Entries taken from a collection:
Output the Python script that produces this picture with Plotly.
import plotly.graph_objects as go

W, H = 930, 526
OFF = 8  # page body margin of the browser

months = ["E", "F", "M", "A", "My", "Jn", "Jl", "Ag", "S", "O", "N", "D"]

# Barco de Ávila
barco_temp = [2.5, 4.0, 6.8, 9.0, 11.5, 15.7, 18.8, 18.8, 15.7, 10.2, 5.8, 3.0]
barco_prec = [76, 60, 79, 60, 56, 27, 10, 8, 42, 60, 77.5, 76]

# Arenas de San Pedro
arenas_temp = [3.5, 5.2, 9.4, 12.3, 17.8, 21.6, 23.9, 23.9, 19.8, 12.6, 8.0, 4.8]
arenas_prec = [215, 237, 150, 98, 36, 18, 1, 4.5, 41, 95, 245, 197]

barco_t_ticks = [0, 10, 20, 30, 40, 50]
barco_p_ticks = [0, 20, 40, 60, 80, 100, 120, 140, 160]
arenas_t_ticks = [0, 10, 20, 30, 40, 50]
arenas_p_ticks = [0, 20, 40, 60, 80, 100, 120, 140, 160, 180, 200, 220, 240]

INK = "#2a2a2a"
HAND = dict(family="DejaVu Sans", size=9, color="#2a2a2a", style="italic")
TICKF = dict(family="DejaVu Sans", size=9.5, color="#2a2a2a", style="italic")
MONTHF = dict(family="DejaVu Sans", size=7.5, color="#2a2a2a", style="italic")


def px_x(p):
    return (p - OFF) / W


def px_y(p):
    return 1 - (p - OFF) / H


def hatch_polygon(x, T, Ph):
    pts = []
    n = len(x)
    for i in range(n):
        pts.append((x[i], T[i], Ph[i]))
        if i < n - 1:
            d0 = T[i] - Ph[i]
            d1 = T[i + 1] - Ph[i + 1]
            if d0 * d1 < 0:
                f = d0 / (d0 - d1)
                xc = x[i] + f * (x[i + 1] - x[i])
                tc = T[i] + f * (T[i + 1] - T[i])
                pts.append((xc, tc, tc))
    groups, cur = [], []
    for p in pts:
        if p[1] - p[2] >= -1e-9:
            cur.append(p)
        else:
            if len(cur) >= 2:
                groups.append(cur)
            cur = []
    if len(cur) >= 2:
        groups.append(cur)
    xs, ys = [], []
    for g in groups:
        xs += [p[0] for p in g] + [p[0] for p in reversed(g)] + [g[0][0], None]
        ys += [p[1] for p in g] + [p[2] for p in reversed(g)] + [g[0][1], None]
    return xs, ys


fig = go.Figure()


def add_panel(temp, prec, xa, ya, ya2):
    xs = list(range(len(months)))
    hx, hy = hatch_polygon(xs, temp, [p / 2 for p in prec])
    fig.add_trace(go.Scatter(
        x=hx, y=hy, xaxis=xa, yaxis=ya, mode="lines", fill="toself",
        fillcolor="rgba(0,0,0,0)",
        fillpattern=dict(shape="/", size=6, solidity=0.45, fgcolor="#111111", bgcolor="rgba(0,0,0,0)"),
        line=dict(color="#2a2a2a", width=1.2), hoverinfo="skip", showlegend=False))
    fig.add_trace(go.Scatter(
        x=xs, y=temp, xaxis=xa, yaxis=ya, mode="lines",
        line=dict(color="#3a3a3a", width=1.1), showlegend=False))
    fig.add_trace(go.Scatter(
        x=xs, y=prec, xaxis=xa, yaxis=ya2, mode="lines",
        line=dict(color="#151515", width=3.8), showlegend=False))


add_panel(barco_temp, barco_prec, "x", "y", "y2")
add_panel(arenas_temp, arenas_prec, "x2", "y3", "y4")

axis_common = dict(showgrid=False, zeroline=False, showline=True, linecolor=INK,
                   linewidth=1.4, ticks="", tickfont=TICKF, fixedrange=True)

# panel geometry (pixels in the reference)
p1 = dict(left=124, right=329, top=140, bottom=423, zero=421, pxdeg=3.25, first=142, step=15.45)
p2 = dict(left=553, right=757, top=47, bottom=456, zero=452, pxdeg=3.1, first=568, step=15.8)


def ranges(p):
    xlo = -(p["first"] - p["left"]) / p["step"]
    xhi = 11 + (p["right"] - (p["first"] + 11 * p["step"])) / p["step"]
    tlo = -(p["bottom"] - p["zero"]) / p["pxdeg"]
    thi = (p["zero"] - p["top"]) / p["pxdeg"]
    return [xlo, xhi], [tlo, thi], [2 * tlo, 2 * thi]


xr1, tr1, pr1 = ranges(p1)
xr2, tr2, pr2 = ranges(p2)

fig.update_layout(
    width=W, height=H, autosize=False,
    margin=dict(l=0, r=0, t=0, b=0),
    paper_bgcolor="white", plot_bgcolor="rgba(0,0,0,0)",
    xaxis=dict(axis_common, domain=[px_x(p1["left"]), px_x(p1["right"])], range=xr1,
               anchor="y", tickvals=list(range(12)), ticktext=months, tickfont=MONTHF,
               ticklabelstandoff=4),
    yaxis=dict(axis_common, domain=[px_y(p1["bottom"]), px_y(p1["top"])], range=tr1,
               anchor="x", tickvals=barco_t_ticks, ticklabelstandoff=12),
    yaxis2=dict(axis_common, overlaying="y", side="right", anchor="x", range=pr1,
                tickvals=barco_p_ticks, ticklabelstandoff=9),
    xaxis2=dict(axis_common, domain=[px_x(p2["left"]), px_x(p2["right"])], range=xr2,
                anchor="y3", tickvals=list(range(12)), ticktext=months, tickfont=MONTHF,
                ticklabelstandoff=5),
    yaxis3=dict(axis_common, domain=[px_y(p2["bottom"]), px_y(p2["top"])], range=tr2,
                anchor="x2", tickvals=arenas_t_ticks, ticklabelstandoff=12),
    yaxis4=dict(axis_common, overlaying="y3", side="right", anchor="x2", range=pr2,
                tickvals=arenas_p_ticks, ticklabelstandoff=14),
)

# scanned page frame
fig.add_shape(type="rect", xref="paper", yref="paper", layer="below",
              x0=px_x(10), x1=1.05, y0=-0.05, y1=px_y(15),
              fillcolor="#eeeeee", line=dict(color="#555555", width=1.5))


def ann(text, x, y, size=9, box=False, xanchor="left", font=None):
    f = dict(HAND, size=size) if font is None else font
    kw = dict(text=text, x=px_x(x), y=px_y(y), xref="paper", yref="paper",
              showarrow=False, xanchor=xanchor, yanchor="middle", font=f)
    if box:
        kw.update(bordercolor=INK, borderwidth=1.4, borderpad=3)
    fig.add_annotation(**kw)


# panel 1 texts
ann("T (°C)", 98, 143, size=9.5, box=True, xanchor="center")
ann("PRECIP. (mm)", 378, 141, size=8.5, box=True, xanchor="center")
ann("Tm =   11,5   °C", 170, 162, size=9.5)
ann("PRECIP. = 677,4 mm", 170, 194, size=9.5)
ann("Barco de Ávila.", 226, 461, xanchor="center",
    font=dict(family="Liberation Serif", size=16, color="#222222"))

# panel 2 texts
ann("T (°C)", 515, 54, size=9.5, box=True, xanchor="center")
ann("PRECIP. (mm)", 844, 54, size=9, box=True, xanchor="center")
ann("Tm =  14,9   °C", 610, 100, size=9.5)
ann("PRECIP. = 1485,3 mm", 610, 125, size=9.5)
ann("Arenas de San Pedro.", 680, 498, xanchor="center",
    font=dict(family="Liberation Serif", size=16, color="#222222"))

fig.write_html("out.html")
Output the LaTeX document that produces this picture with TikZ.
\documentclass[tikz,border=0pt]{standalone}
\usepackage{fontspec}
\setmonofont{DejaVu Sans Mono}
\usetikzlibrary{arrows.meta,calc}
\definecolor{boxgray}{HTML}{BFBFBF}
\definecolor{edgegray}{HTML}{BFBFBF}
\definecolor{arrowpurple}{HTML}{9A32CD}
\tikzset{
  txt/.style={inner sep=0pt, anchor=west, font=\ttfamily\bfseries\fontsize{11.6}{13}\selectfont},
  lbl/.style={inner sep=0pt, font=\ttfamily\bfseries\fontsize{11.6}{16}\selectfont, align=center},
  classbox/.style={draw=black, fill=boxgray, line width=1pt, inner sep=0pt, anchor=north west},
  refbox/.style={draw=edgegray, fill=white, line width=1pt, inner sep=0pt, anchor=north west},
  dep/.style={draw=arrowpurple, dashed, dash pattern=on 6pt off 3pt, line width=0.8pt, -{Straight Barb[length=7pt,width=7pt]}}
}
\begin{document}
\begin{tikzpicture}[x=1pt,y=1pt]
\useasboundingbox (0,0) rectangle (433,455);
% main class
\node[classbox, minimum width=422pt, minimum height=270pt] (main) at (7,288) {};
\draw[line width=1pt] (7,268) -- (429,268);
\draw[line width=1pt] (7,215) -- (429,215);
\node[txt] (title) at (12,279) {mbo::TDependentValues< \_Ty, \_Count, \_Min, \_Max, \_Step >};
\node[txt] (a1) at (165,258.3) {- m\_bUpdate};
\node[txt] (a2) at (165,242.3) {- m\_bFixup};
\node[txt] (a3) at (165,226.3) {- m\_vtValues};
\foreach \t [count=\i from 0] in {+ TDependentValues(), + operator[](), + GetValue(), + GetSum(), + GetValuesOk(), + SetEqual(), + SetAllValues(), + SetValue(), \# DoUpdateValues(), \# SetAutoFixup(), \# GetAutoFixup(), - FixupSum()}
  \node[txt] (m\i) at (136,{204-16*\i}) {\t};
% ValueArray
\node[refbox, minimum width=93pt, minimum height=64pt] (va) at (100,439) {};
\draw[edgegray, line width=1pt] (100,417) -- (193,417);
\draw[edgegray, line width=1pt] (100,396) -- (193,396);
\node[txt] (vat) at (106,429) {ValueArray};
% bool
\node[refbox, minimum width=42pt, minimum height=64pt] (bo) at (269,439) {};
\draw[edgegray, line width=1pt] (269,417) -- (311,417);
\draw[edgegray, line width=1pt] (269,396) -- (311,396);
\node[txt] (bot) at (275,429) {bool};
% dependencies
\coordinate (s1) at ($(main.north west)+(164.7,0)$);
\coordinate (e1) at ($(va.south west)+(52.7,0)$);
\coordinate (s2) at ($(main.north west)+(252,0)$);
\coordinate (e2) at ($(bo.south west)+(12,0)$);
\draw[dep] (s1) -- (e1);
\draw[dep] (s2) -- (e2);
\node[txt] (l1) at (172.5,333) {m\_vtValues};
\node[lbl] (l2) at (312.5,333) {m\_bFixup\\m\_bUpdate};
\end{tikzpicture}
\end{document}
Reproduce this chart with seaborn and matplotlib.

Exercise details:
Locate the word "that" in the data above. Copy every line carrying it.

Task response:
Output the Python script that produces this picture with Plotly.
Output the LaTeX document that produces this picture with TikZ.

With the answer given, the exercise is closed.